In April, 1862, Mr. McFerran organized the First Cavalry Regiment of Missouri State Militia, and received his commission as colonel April 9,1862, Alexander M. Woolfork of Livingston county, being lieutenant-colonel of the regiment. The company continued in the service under the command of Colonel McFerran until the close of the war, and was honorably discharged. Colonel McFerran then returned to Gallatin, and took up his residence. Previous to the war, he was engaged for a few years in the mercandle business, his partner being Jonathan E. Mann, the style of the firm being Mann & McFerran.

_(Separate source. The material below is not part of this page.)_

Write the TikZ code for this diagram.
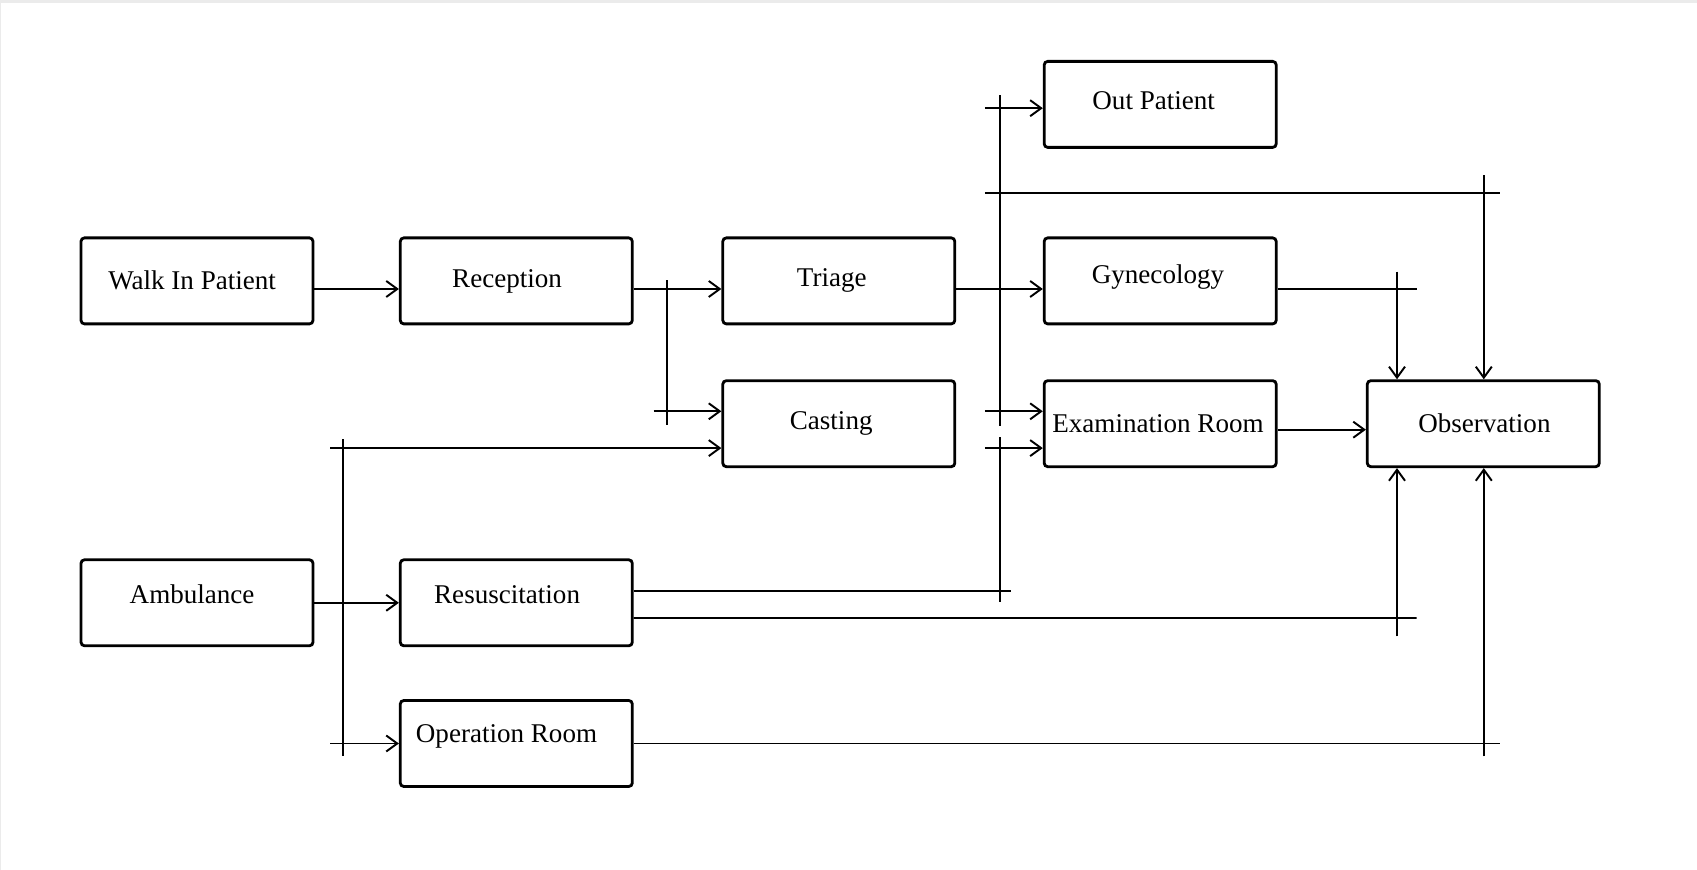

Soon after his return from the war, in 1865, Colonel McFerran went into the banking business, organizing the Daviess County Saving Association, yet a prominent banking institution, and of which he remained president until 1879. In 1867, however, Colonel McFerran removed to Chillicothe, in Livingston county, Missouri, where he was instrumental in organizing the People’s Saving Bank, of that city; and was elected president, which position he held until he retired in 1873. During all these years he was in the active practice of the law.

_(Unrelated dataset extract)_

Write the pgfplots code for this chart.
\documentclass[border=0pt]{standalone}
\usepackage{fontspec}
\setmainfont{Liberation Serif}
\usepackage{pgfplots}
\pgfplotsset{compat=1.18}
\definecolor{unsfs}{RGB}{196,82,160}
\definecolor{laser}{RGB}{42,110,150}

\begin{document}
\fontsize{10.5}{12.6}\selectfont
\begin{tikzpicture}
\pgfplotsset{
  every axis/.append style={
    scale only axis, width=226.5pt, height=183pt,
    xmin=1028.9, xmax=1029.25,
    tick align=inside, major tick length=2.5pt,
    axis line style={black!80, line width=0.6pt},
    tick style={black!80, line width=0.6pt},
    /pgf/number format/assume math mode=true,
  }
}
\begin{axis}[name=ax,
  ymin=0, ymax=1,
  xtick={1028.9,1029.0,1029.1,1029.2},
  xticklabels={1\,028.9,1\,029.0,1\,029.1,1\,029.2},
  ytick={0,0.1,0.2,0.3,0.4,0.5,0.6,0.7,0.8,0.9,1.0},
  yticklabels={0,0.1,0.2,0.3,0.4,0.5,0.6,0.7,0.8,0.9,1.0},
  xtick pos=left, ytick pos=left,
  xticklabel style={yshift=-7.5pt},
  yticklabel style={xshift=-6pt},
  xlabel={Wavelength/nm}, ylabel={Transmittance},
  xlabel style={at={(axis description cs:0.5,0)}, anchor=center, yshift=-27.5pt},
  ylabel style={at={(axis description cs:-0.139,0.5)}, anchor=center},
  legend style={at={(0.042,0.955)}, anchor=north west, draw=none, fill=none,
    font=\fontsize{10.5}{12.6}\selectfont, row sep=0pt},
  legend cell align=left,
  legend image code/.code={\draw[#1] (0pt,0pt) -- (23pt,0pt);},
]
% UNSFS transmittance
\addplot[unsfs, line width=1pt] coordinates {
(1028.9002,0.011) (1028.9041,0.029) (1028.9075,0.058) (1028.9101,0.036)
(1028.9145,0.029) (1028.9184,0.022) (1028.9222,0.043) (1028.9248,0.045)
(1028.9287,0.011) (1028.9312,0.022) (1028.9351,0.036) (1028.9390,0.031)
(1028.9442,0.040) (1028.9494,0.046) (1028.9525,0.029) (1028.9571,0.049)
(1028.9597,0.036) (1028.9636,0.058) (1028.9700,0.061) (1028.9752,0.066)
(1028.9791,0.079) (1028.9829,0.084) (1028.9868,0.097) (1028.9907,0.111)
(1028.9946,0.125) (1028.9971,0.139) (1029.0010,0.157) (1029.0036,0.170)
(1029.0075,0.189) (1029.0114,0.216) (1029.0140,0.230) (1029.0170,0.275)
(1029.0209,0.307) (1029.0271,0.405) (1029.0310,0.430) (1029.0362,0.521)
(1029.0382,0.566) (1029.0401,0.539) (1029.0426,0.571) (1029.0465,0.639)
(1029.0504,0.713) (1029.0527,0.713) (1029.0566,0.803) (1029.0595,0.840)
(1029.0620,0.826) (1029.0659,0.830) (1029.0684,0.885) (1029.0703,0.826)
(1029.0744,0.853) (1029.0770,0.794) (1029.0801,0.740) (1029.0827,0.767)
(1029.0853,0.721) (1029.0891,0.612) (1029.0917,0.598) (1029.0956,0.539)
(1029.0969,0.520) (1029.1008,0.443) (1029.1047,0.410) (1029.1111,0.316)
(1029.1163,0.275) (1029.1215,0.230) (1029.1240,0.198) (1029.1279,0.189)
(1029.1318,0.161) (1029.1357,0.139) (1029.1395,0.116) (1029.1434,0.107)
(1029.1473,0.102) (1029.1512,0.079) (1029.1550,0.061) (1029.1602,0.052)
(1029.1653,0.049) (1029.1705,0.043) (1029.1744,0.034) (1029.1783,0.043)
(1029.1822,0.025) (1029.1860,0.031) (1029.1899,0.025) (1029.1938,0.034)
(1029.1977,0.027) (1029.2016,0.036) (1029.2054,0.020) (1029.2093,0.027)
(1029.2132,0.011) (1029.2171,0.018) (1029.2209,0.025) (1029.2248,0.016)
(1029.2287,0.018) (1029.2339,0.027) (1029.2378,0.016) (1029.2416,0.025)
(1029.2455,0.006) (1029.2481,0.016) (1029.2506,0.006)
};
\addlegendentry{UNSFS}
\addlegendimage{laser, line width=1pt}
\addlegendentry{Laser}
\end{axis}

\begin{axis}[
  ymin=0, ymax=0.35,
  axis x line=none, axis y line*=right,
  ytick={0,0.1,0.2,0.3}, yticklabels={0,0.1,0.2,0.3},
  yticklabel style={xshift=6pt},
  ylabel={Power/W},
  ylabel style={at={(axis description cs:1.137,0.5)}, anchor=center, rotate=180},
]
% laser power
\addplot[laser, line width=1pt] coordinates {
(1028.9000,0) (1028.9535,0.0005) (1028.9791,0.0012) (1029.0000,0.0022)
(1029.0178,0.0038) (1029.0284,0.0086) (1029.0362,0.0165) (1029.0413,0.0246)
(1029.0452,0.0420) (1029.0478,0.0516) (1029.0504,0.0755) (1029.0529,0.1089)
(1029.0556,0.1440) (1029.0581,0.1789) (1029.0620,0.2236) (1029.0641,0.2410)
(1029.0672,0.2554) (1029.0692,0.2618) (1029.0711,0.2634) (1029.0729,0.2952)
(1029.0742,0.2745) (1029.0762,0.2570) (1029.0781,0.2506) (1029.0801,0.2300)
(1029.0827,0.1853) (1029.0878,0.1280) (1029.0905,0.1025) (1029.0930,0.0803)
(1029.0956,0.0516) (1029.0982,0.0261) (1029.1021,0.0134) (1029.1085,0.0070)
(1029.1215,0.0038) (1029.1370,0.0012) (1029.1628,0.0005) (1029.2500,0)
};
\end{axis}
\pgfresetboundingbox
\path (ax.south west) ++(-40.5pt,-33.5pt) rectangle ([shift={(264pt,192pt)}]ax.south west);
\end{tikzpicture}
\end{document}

In 1873, Colonel McFerran concluded to make his home at Colorado Springs, Colorado, and removed to that place the same year. He is still a resident of that city and engaged in the banking business, having established the well-known People’s Bank, of that flourishing city. He visits often his old home, Gallatin, where he is greeted by his numerous friends most cordially. Colonel McFerran is of fine personal appearance, being over six feet in height and of large frame. He is in the sixty-third year of his age, and in good health. In 1851 he married Miss Emily Lewis, of Gallatin, by whom he has three children, daughters: Blanche, wife of George W. Trimble, of Denver, Colorado; Estelle, wife of Absalom V. Hunter, of Leadville, Colorado; and Maud who is living with her parents. Colonel McFerran is at this time a member of El Paso Lodge No. -, A. F. & A. M., of Colorado Springs, Colorado.